▶ _Requirements_:
Copy all of the material word for word, except for the pictures.
____ Data block
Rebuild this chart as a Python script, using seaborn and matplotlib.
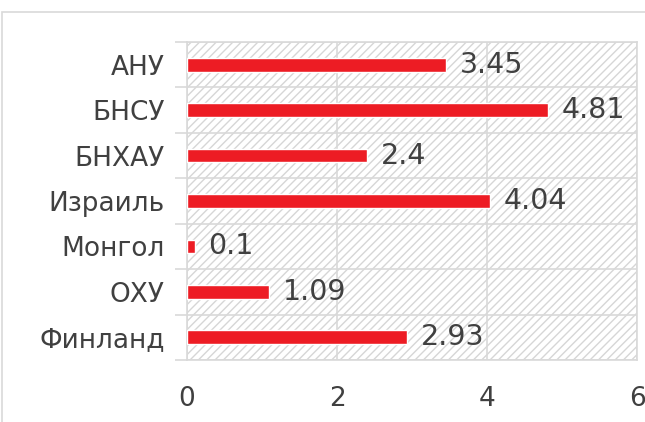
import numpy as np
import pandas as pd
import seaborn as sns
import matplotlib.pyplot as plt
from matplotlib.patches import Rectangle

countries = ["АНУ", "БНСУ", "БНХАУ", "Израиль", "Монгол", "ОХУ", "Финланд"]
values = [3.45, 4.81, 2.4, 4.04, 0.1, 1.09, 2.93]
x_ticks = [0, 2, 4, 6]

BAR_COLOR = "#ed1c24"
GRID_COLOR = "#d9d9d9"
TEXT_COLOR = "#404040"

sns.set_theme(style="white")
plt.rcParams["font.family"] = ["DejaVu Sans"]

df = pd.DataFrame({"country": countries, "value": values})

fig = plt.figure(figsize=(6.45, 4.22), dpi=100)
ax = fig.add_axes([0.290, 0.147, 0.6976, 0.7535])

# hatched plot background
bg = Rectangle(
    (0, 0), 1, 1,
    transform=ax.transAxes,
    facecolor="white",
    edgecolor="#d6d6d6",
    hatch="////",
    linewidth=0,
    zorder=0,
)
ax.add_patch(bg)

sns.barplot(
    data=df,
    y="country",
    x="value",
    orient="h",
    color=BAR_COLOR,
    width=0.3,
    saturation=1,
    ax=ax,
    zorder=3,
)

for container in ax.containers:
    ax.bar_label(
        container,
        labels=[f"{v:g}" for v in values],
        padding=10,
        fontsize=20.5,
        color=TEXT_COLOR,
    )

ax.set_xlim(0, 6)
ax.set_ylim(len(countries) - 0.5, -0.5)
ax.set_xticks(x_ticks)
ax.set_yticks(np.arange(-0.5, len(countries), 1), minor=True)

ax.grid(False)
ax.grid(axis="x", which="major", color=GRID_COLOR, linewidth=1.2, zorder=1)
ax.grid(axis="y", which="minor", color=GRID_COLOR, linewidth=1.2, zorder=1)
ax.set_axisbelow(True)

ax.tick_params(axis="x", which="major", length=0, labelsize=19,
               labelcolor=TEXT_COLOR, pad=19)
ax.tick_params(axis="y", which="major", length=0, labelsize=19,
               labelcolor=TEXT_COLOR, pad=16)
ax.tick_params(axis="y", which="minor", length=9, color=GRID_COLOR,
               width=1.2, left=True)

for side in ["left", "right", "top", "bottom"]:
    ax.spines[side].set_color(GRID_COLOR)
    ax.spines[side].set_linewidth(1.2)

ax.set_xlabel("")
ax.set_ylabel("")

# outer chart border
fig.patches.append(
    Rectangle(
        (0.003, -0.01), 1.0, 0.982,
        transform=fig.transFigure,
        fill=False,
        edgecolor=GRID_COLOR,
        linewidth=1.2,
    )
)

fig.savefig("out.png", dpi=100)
________
▶ _Written answer_:
Rebuild this chart as a Python script, using seaborn and matplotlib.
import numpy as np
import pandas as pd
import seaborn as sns
import matplotlib.pyplot as plt
from matplotlib.patches import Rectangle

countries = ["АНУ", "БНСУ", "БНХАУ", "Израиль", "Монгол", "ОХУ", "Финланд"]
values = [3.45, 4.81, 2.4, 4.04, 0.1, 1.09, 2.93]
x_ticks = [0, 2, 4, 6]

BAR_COLOR = "#ed1c24"
GRID_COLOR = "#d9d9d9"
TEXT_COLOR = "#404040"

sns.set_theme(style="white")
plt.rcParams["font.family"] = ["DejaVu Sans"]

df = pd.DataFrame({"country": countries, "value": values})

fig = plt.figure(figsize=(6.45, 4.22), dpi=100)
ax = fig.add_axes([0.290, 0.147, 0.6976, 0.7535])

# hatched plot background
bg = Rectangle(
    (0, 0), 1, 1,
    transform=ax.transAxes,
    facecolor="white",
    edgecolor="#d6d6d6",
    hatch="////",
    linewidth=0,
    zorder=0,
)
ax.add_patch(bg)

sns.barplot(
    data=df,
    y="country",
    x="value",
    orient="h",
    color=BAR_COLOR,
    width=0.3,
    saturation=1,
    ax=ax,
    zorder=3,
)

for container in ax.containers:
    ax.bar_label(
        container,
        labels=[f"{v:g}" for v in values],
        padding=10,
        fontsize=20.5,
        color=TEXT_COLOR,
    )

ax.set_xlim(0, 6)
ax.set_ylim(len(countries) - 0.5, -0.5)
ax.set_xticks(x_ticks)
ax.set_yticks(np.arange(-0.5, len(countries), 1), minor=True)

ax.grid(False)
ax.grid(axis="x", which="major", color=GRID_COLOR, linewidth=1.2, zorder=1)
ax.grid(axis="y", which="minor", color=GRID_COLOR, linewidth=1.2, zorder=1)
ax.set_axisbelow(True)

ax.tick_params(axis="x", which="major", length=0, labelsize=19,
               labelcolor=TEXT_COLOR, pad=19)
ax.tick_params(axis="y", which="major", length=0, labelsize=19,
               labelcolor=TEXT_COLOR, pad=16)
ax.tick_params(axis="y", which="minor", length=9, color=GRID_COLOR,
               width=1.2, left=True)

for side in ["left", "right", "top", "bottom"]:
    ax.spines[side].set_color(GRID_COLOR)
    ax.spines[side].set_linewidth(1.2)

ax.set_xlabel("")
ax.set_ylabel("")

# outer chart border
fig.patches.append(
    Rectangle(
        (0.003, -0.01), 1.0, 0.982,
        transform=fig.transFigure,
        fill=False,
        edgecolor=GRID_COLOR,
        linewidth=1.2,
    )
)

fig.savefig("out.png", dpi=100)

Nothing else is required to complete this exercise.